In particular this means that angles in schema should be specified in
degrees, which is different from standard `afw.table` units (rad).

### Instantiating L1db

Constructor of `l1db.L1db` takes two arguments:
- instance of `l1db.L1dbConfig` type which is a subclass of `pex.config.Config`
- optional dictionary mapping table names into `afw.table.Schema` instances

Configuration type `l1db.L1dbConfig` defines small number of parameters which
determine how to connect to database, what kind of schema L1DB has and few
other options. Field documentation strings provide brief description of what
each parameter does and there are few examples of configuration overrides in
`cfg/` folder:

Second argument to constructor is used to pass `afw.table` schemas that client
code is using for catalogs. Any columns that are not defined in standard DPDD
schema but appear in second argument will be added to the schema managed by `L1db`.
This needs to be defined consistently when creating schema (with `makeSchema()`
method) and other data access methods.

Example of instantiating `L1db`:

from lsst.l1dbproto import l1db

afwObjectSchema = afwTable.Schema()
afwSourceSchema = afwTable.Schema()
# fill both schemas
afw_schemas = dict(DiaObject=afwObjectSchema,
DiaSource=afwSourceSchema)
db = l1db.L1db(config, afw_schemas)

### Initializing database schema

There is a single method that creates all necessary tables in a database.

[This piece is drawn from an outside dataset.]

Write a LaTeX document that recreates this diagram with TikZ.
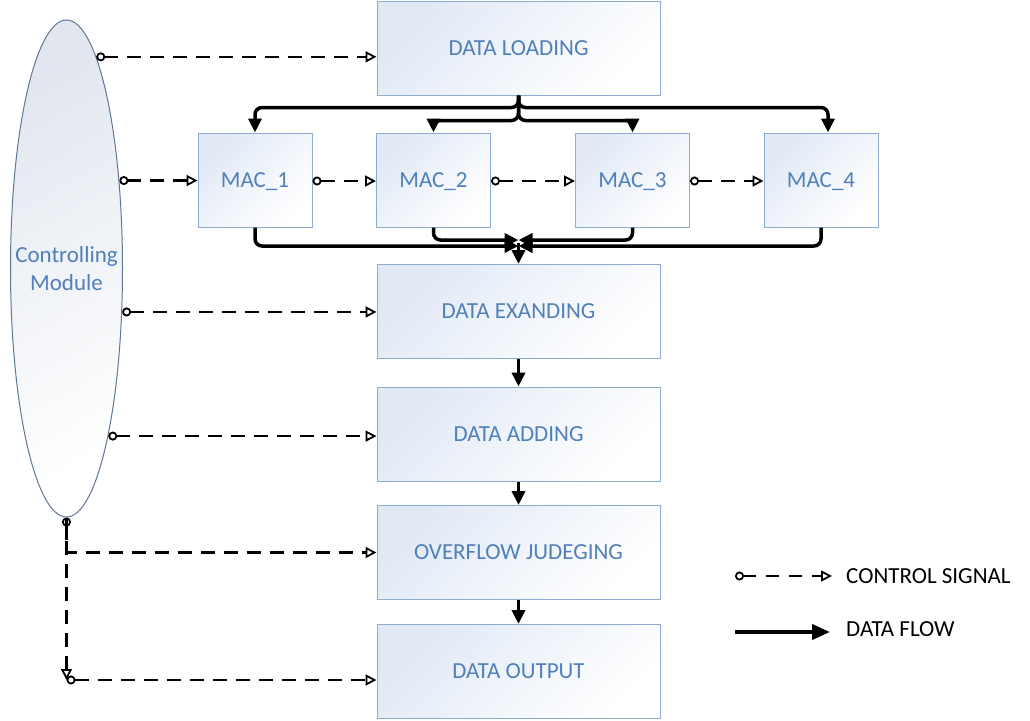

#### `L1db.makeSchema(self, drop=False)`

Optional `drop` argument causes existing tables to be removed if set to `True`.
This method needs to be called once before any other work can be performed
on a database. Script `create_l1_schema` is a command line wrapper for this
method but it only knows about standard DPDD schema. If schema needs to be
extended (by passing `afw.table` schemas to `L1db` constructor) this method
should be called from an application that is aware of the extended schema.

### Reading data from database

There are three methods in `L1db`, each is responsible for reading data of one
type.

#### `L1db.getDiaObjects(self, pixel_ranges)`

Retrieves most recent version of each DiaObject from specified region. Objects
are searched based on pixelization index and region is determined by the set of
index ranges. `pixel_ranges` is a sequence of tuples where each tuple defines
a single range of index IDs in regular Python convention `[low, high)`.

Returns `afw.table` catalog of DiaObject instances. By default all columns in
database table will be returned in a catalog schema, one cause `dia_object_columns`
configuration field to limit the list of columns queried.

#### `L1db.getDiaSources(self, object_ids, dt)`

Retrieves history of the DiaSources matching given DiaObjects. `object_ids`
is a list (or any container) of the matching DiaObjects IDs. `dt` is the
`datetime` of the current visit.

Returned history is supposed to be limited to `read_sources_months` period
(from config object), but in current implementation history is not limited.

Returns `afw.table` catalog of DiaSource records. Schema of returned catalog
is determined by database table schema.

#### `L1db.getDiaForcedSources(self, object_ids, dt)`

Retrieves history of the DiaForcedSources matching given DiaObjects.
`object_ids` is a list (or any container) of the matching DiaObjects IDs.
`dt` is the `datetime` of the current visit.

Returned history is supposed to be limited to `read_forced_sources_months`
period (from config object), but in current implementation history is not
limited.

Returns `afw.table` catalog of DiaForcedSource records. Schema of returned
catalog is determined by database table schema.

### Saving new data to a database

There are three methods in `L1db`, each is responsible for storing data of one
type.

#### `L1db.storeDiaObjects(self, objects, dt)`

Stores DiaObjects from current visit. `objects` is a catalog of DiaObject
records. `dt` is the visit time, an instance of Python `datetime.datetime`
type.

#### `L1db.storeDiaSources(self, sources)`

Stores DiaSources from current visit. `sources` is a catalog of DiaSource
record.

#### `L1db.storeDiaForcedSources(self, sources)`

Stores DiaForcedSources from current visit. `sources` is a catalog of
DiaForcedSource records.

## Applications

Package also builds a small set of applications.

### ap_proto

This is the primary application for performance studies. It runs AP workflow
described above over multiple visits, randomly choosing pointing direction
for each visit.

This is likely not reusable for anything else.

### create_l1_schema

Takes a configuration file as a parameter and creates (or re-creates) L1DB
schema in the database. This is a command line wrapper for `L1db.makeSchema`
method, and it should be run once to initialize L1DB. This script creates
standard schema (as defined in config files derived from `cat` schema).
For alternative schemas one can either update YAML config files or create a
copy of this script which passes `afw.table` schemas to `L1db` constructor.

### gen_sources

Generates a set of variable sources to be used by `ap_proto` application.
Writes generated sources to a file which is then used as input by `ap_proto`.

### log2cvs

Parses `ap_proto` logs and writes timing information into CSV files which are
used by iPython notebooks to produce confusing plots.

### parse_cat

Parses SQL schema files from `cat` package and dumps schema in a format that
is usable by `L1db` class (YAML schema file in `data/l1db-schema.yaml`).